Brief: Working from the top of the listing below, retype each line through the line containing "import * as d3 from 'd3';", both included, with no pictures.
=-=-=-=-=
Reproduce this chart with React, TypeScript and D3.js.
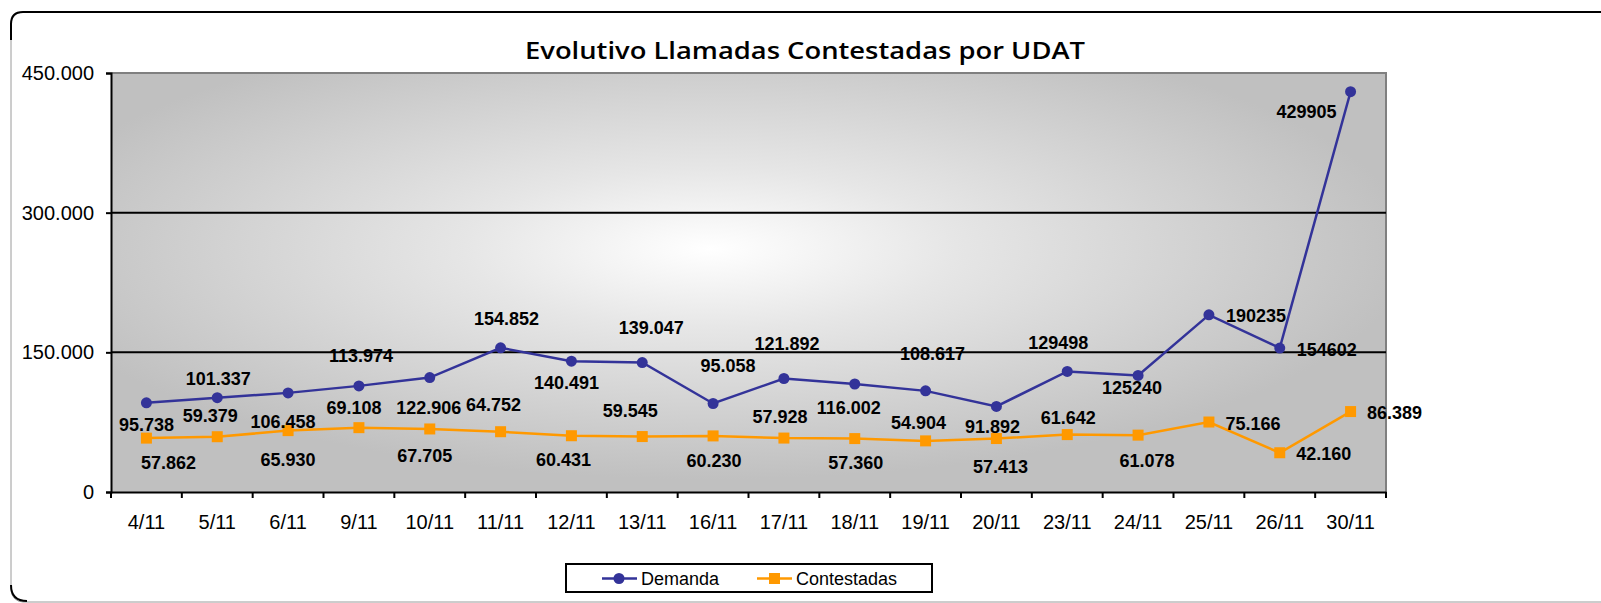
import React, { useEffect, useRef } from 'react';
import * as d3 from 'd3';

const categories = ['4/11', '5/11', '6/11', '9/11', '10/11', '11/11', '12/11', '13/11', '16/11', '17/11', '18/11', '19/11', '20/11', '23/11', '24/11', '25/11', '26/11', '30/11'];
const demanda = [95738, 101337, 106458, 113974, 122906, 154852, 140491, 139047, 95058, 121892, 116002, 108617, 91892, 129498, 125240, 190235, 154602, 429905];
const contestadas = [57862, 59379, 65930, 69108, 67705, 64752, 60431, 59545, 60230, 57928, 57360, 54904, 57413, 61642, 61078, 75166, 42160, 86389];
const yTicks = [0, 150000, 300000, 450000];
// Excel wrote the last Demanda labels without thousands separator
const plainLabelFrom = 13;

// label offsets (text centre relative to the marker), as placed in the original sheet
const demandaLabelOffset: [number, number][] = [
  [0, 22], [1, -19], [-5, 29], [2, -30], [-1, 30], [6, -29], [-5, 22], [9, -35], [15, -37],
  [3, -35], [-6, 24], [7, -37], [-4, 21], [-9, -28], [-6, 13], [47, 1], [47, 2], [-44, 20]
];
const contestadasLabelOffset: [number, number][] = [
  [22, 25], [-7, -21], [0, 29], [-5, -20], [-5, 27], [-7, -27], [-8, 24], [-12, -26], [1, 25],
  [-4, -21], [1, 24], [-7, -18], [4, 28], [1, -17], [9, 26], [44, 2], [44, 1], [44, 1]
];

const W = 1601;
const H = 603;
const AXIS_FONT = '"Liberation Sans", Arial, sans-serif';

const esLocale = d3.formatLocale({ decimal: ',', thousands: '.', grouping: [3], currency: ['', ''] });
const fmt = esLocale.format(',.0f');

export default function App() {
  const svgRef = useRef<SVGSVGElement>(null);

  useEffect(() => {
    const svg = d3.select(svgRef.current);
    svg.selectAll('*').remove();

    const margin = { top: 73, right: W - 1386, bottom: H - 492, left: 111 };
    const left = margin.left;
    const right = W - margin.right;
    const top = margin.top;
    const bottom = H - margin.bottom;

    const x = d3.scaleBand<string>().domain(categories).range([left, right]).paddingInner(0).paddingOuter(0);
    const y = d3.scaleLinear().domain([0, 450000]).range([bottom, top]);
    const cx = (i: number) => (x(categories[i]) as number) + x.bandwidth() / 2;

    // chart card
    svg.append('rect')
      .attr('x', 11).attr('y', 12)
      .attr('width', W + 20).attr('height', H - 13)
      .attr('rx', 12)
      .attr('fill', '#fff')
      .attr('stroke', '#9a9a9a')
      .attr('stroke-width', 1);
    svg.append('path')
      .attr('d', `M11,40 L11,24 Q11,12 23,12 L${W},12`)
      .attr('fill', 'none').attr('stroke', '#000').attr('stroke-width', 2);
    svg.append('path')
      .attr('d', `M11,585 Q11,601 27,601`)
      .attr('fill', 'none').attr('stroke', '#000').attr('stroke-width', 2);

    // background gradient
    const defs = svg.append('defs');
    const grad = defs.append('radialGradient')
      .attr('id', 'plot-bg')
      .attr('cx', 0.47).attr('cy', 0.42).attr('r', 0.55);
    grad.append('stop').attr('offset', '0%').attr('stop-color', '#ffffff');
    grad.append('stop').attr('offset', '35%').attr('stop-color', '#e6e6e6');
    grad.append('stop').attr('offset', '100%').attr('stop-color', '#c0c0c0');

    svg.append('rect')
      .attr('x', left).attr('y', top)
      .attr('width', right - left).attr('height', bottom - top)
      .attr('fill', 'url(#plot-bg)');

    // plot border top/right (grey)
    svg.append('path')
      .attr('d', `M${left},${top} L${right},${top} L${right},${bottom}`)
      .attr('fill', 'none').attr('stroke', '#808080').attr('stroke-width', 2);

    // gridlines
    svg.append('g')
      .selectAll('line')
      .data(yTicks.filter(t => t > 0 && t < 450000))
      .enter()
      .append('line')
      .attr('x1', left).attr('x2', right)
      .attr('y1', d => y(d)).attr('y2', d => y(d))
      .attr('stroke', '#000').attr('stroke-width', 2);

    // Y axis
    const yAxis = svg.append('g')
      .attr('transform', `translate(${left},0)`)
      .call(d3.axisLeft(y).tickValues(yTicks).tickSize(5).tickPadding(12).tickFormat(d => (+d === 0 ? '0' : fmt(+d))));
    yAxis.select('.domain').attr('stroke', '#000').attr('stroke-width', 2);
    yAxis.selectAll('.tick line').attr('stroke', '#000').attr('stroke-width', 2);
    yAxis.selectAll('text')
      .style('font-family', AXIS_FONT)
      .style('font-size', '20px')
      .attr('fill', '#000');

    // X axis
    const xAxis = svg.append('g')
      .attr('transform', `translate(0,${bottom})`)
      .call(d3.axisBottom(x).tickSize(0).tickPadding(23));
    xAxis.select('.domain').attr('stroke', '#000').attr('stroke-width', 2);
    xAxis.selectAll('text')
      .style('font-family', AXIS_FONT)
      .style('font-size', '20px')
      .attr('fill', '#000');
    svg.append('g')
      .selectAll('line')
      .data(d3.range(categories.length + 1))
      .enter()
      .append('line')
      .attr('x1', i => left + i * x.bandwidth())
      .attr('x2', i => left + i * x.bandwidth())
      .attr('y1', bottom).attr('y2', bottom + 6)
      .attr('stroke', '#000').attr('stroke-width', 2);

    const series = [
      { name: 'Demanda', values: demanda, color: '#333399', shape: 'circle', offsets: demandaLabelOffset },
      { name: 'Contestadas', values: contestadas, color: '#FF9900', shape: 'square', offsets: contestadasLabelOffset }
    ];

    const line = d3.line<number>()
      .x((d, i) => cx(i))
      .y(d => y(d));

    series.slice().reverse().forEach(s => {
      svg.append('path')
        .datum(s.values)
        .attr('d', line)
        .attr('fill', 'none')
        .attr('stroke', s.color)
        .attr('stroke-width', 2.5);

      const g = svg.append('g');
      if (s.shape === 'circle') {
        g.selectAll('circle')
          .data(s.values)
          .enter()
          .append('circle')
          .attr('cx', (d, i) => cx(i))
          .attr('cy', d => y(d))
          .attr('r', 5.5)
          .attr('fill', s.color);
      } else {
        g.selectAll('rect')
          .data(s.values)
          .enter()
          .append('rect')
          .attr('x', (d, i) => cx(i) - 5.5)
          .attr('y', d => y(d) - 5.5)
          .attr('width', 11).attr('height', 11)
          .attr('fill', s.color);
      }
    });

    // data labels
    series.forEach(s => {
      svg.append('g')
        .selectAll('text')
        .data(s.values)
        .enter()
        .append('text')
        .attr('x', (d, i) => cx(i) + s.offsets[i][0])
        .attr('y', (d, i) => y(d) + s.offsets[i][1])
        .attr('text-anchor', 'middle')
        .attr('dominant-baseline', 'central')
        .style('font-family', AXIS_FONT)
        .style('font-size', '18px')
        .style('font-weight', 'bold')
        .attr('fill', '#000')
        .text((d, i) => (s.name === 'Demanda' && i >= plainLabelFrom ? String(d) : fmt(d)));
    });

    // title
    svg.append('text')
      .attr('x', 805).attr('y', 59)
      .attr('text-anchor', 'middle')
      .attr('textLength', 560)
      .attr('lengthAdjust', 'spacingAndGlyphs')
      .style('font-family', '"Open Sans", "DejaVu Sans", sans-serif')
      .style('font-size', '23px')
      .style('font-weight', 600)
      .attr('fill', '#000')
      .text('Evolutivo Llamadas Contestadas por UDAT');

    // legend
    const legend = svg.append('g');
    legend.append('rect')
      .attr('x', 566).attr('y', 564)
      .attr('width', 366).attr('height', 28)
      .attr('fill', '#fff').attr('stroke', '#000').attr('stroke-width', 2);
    const legendX = [602, 757];
    series.forEach((s, k) => {
      const lx = legendX[k];
      const ly = 578.5;
      legend.append('line')
        .attr('x1', lx).attr('x2', lx + 35)
        .attr('y1', ly).attr('y2', ly)
        .attr('stroke', s.color).attr('stroke-width', 2.5);
      if (s.shape === 'circle') {
        legend.append('circle').attr('cx', lx + 17).attr('cy', ly).attr('r', 5.5).attr('fill', s.color);
      } else {
        legend.append('rect').attr('x', lx + 12).attr('y', ly - 5.5).attr('width', 11).attr('height', 11).attr('fill', s.color);
      }
      legend.append('text')
        .attr('x', lx + 39).attr('y', ly)
        .attr('dominant-baseline', 'central')
        .style('font-family', AXIS_FONT)
        .style('font-size', '18px')
        .attr('fill', '#000')
        .text(s.name);
    });
  }, []);

  return (
    <svg
      ref={svgRef}
      width={W}
      height={H}
      style={{ position: 'absolute', left: 0, top: 0, display: 'block', background: '#fff' }}
    />
  );
}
=-=-=-=-=
Final result:
Reproduce this chart with React, TypeScript and D3.js.
import React, { useEffect, useRef } from 'react';
import * as d3 from 'd3';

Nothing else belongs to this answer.